Exercise requirements: Search the data for the word "script". Reproduce every line where it is found.

Records for this exercise:
# # # #
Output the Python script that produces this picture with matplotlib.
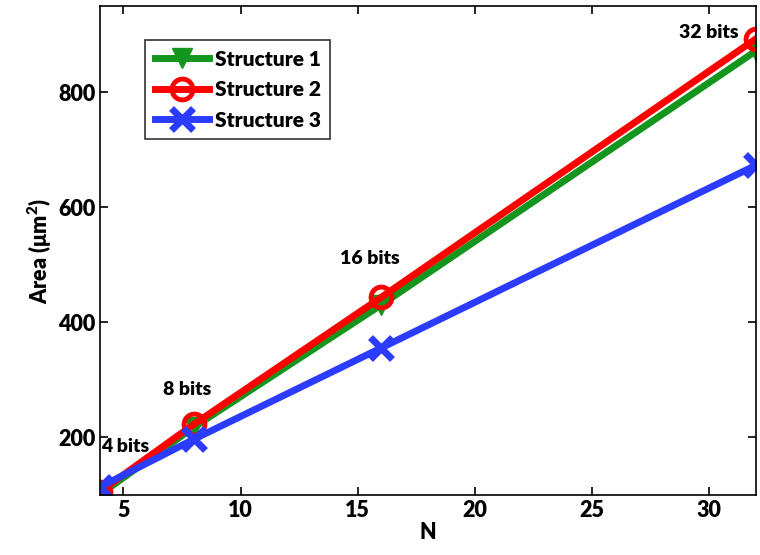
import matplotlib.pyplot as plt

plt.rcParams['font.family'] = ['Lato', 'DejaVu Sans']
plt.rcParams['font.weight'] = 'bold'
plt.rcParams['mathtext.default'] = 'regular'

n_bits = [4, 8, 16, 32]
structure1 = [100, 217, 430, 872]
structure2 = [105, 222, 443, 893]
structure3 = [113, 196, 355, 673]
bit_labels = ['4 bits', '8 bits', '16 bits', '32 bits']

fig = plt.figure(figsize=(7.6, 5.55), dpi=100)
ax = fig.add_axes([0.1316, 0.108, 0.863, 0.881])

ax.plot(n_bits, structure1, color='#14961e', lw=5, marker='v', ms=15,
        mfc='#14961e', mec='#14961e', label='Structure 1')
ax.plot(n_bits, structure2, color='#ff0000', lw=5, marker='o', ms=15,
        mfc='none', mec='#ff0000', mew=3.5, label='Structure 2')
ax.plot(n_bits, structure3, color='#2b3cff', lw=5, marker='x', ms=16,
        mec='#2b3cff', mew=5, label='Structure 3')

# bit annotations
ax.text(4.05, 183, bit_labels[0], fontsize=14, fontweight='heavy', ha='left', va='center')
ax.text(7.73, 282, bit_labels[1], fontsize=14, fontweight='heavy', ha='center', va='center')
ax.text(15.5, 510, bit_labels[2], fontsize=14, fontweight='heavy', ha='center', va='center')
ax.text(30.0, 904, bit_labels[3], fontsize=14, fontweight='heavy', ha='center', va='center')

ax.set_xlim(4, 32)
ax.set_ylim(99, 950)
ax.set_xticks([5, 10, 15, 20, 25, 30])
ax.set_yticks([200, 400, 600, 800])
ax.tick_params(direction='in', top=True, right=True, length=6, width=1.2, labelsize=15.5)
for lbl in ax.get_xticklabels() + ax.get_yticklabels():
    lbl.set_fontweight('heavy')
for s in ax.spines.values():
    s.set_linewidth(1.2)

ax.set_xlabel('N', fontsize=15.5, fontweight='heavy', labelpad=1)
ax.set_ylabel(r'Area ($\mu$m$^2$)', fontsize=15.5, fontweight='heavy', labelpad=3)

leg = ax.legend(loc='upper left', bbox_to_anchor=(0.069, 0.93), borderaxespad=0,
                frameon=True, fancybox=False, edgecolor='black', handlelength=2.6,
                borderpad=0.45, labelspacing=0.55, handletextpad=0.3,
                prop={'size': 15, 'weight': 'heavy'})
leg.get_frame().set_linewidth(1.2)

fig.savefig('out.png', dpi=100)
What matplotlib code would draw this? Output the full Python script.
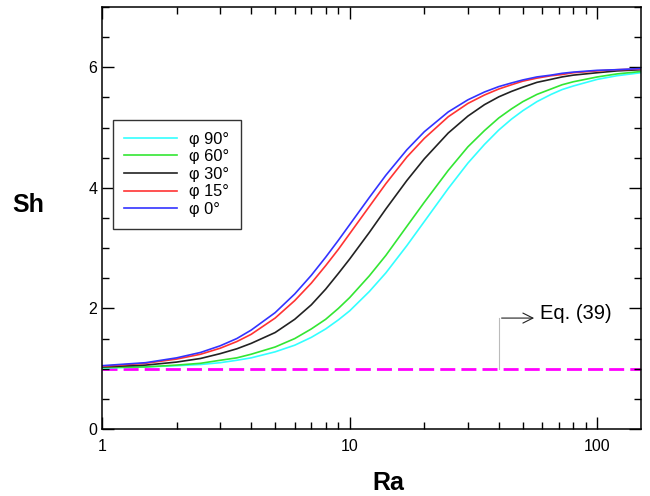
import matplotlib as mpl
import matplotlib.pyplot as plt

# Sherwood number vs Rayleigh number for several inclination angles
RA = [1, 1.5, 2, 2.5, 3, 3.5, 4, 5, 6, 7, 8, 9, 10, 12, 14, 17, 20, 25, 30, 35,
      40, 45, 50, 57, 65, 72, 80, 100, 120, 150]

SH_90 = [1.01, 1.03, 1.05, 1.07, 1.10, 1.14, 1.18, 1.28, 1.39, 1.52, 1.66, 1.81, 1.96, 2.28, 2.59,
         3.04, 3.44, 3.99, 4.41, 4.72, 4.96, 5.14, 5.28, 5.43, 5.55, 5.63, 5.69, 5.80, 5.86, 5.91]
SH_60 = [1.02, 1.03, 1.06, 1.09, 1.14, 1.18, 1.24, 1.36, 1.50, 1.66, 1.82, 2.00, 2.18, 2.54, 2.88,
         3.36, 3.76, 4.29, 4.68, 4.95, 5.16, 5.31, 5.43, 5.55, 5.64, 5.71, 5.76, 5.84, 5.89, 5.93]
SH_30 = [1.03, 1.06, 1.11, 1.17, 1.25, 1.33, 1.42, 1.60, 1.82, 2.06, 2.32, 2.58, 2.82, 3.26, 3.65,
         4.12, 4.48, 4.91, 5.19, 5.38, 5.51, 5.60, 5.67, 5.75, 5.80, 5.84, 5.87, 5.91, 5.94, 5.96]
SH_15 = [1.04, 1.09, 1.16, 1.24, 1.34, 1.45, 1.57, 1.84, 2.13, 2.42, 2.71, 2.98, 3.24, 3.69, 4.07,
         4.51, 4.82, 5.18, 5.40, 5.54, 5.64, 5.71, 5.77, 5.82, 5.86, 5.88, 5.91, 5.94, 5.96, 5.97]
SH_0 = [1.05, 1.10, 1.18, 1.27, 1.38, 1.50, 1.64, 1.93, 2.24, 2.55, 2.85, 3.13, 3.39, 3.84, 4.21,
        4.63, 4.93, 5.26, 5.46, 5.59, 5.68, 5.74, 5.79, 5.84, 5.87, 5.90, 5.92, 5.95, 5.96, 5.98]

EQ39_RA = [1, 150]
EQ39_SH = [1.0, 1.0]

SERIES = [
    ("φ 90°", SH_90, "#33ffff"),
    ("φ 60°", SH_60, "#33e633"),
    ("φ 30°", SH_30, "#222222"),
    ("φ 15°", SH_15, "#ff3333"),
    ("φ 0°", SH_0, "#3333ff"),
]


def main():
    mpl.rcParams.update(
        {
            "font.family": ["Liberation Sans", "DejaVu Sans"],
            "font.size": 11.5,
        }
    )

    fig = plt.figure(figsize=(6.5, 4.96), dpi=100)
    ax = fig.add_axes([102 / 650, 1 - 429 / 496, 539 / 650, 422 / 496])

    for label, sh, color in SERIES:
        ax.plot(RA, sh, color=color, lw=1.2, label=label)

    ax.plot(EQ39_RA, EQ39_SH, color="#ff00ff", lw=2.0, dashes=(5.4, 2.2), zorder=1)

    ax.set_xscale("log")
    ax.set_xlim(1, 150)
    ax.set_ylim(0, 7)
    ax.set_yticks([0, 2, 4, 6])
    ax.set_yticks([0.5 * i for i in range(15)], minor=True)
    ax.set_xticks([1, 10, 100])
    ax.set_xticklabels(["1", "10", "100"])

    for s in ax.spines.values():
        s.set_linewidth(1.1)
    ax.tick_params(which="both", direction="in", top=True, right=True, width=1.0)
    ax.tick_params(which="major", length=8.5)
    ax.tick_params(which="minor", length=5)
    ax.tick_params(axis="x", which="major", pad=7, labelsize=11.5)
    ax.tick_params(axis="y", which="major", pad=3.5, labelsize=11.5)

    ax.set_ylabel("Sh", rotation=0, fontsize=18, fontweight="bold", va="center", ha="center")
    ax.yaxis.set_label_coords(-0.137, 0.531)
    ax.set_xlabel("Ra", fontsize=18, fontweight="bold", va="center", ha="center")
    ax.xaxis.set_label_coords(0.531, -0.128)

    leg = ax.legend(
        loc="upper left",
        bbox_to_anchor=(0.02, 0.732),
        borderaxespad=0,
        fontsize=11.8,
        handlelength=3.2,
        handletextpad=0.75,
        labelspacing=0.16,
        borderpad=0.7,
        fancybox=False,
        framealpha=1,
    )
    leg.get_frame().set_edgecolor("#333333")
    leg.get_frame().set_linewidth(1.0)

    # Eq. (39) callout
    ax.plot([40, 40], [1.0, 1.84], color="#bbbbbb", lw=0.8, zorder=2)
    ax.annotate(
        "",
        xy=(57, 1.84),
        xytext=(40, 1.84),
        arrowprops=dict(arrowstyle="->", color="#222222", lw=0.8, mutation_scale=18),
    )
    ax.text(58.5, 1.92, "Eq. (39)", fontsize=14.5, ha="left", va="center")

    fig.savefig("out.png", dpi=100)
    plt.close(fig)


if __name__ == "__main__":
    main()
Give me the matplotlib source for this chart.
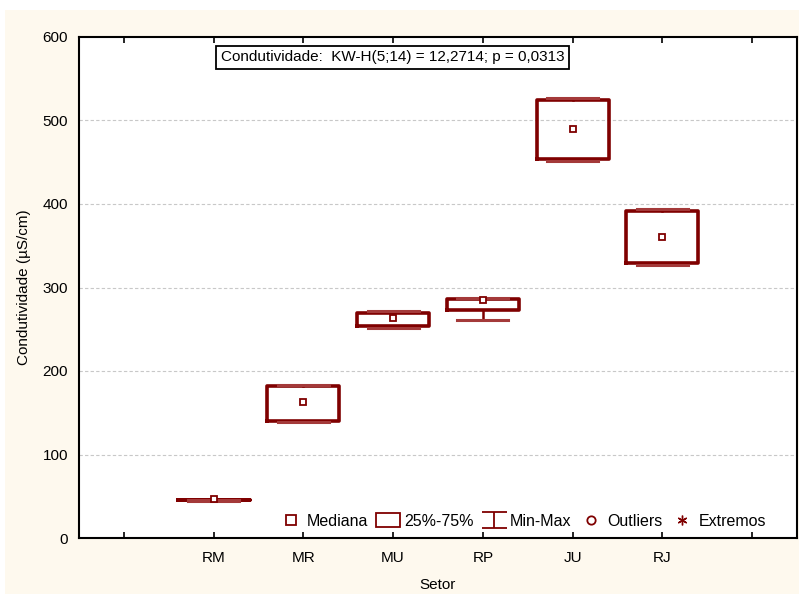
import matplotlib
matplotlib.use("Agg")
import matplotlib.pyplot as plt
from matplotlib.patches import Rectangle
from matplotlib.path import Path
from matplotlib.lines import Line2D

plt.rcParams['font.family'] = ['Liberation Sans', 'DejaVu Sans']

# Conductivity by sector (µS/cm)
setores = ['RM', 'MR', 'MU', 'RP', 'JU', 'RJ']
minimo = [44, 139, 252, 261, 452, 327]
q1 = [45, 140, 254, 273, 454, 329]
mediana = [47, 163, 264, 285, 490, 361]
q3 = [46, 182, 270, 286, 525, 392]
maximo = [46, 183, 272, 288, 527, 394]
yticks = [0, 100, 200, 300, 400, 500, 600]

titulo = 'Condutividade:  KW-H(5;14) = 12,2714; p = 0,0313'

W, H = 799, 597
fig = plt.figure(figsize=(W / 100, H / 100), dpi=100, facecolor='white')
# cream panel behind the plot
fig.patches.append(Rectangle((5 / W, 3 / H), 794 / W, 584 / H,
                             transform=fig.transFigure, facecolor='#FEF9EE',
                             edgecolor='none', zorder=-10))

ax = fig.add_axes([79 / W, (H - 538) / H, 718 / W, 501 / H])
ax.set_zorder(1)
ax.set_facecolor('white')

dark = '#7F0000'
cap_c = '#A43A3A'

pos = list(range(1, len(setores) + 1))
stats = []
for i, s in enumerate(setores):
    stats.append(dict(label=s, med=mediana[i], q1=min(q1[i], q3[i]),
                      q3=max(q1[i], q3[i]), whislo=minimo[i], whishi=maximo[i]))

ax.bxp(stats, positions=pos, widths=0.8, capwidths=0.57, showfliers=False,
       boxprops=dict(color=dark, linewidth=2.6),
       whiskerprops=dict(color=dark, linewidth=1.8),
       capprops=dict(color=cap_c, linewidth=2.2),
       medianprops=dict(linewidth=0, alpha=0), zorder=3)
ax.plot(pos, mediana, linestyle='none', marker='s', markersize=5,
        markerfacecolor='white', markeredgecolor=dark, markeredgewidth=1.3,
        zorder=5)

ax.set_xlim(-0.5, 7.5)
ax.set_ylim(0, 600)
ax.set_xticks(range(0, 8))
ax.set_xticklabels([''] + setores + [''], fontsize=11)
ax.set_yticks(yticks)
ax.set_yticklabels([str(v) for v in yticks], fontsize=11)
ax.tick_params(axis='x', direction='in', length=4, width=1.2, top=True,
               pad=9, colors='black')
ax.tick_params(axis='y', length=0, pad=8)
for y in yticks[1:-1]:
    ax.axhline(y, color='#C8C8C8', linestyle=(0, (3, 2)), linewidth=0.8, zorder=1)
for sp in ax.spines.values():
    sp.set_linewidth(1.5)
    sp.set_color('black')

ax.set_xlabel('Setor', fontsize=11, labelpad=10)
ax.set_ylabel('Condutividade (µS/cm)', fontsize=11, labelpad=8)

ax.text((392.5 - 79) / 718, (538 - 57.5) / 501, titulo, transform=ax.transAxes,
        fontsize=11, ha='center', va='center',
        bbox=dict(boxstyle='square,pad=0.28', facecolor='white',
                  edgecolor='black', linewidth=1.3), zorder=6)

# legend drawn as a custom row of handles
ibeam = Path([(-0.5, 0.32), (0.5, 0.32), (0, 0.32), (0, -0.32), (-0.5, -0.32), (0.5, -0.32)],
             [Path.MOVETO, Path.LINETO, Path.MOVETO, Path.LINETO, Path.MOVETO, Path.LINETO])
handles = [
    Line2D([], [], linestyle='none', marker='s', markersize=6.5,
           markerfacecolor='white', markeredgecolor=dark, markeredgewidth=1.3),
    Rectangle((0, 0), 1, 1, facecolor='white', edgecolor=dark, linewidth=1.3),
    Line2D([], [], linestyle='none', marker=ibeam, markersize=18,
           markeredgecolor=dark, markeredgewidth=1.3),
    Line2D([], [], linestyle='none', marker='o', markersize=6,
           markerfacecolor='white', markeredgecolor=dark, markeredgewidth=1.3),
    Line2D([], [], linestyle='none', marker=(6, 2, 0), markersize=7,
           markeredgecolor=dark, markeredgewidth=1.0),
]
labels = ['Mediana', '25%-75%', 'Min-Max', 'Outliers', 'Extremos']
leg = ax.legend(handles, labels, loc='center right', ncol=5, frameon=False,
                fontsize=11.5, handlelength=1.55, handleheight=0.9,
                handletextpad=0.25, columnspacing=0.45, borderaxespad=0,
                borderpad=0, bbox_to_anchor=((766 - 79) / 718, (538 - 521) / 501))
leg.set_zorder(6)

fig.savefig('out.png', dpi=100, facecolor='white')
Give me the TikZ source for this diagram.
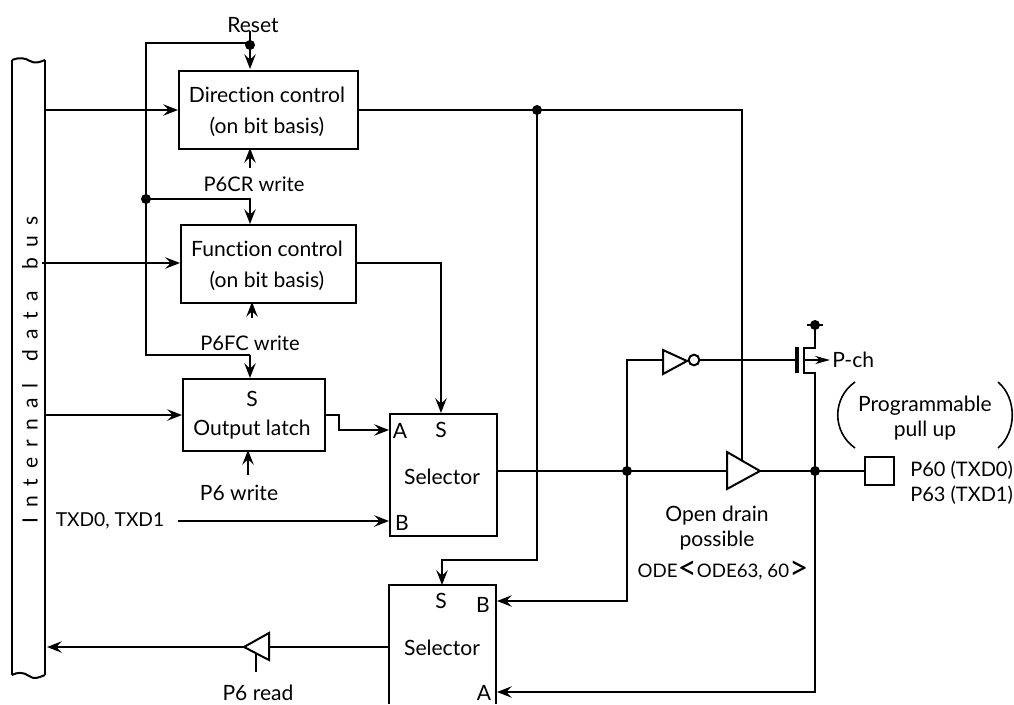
# # # #
Result of this task:
Output the Python script that produces this picture with matplotlib.
What matplotlib code would draw this? Output the full Python script.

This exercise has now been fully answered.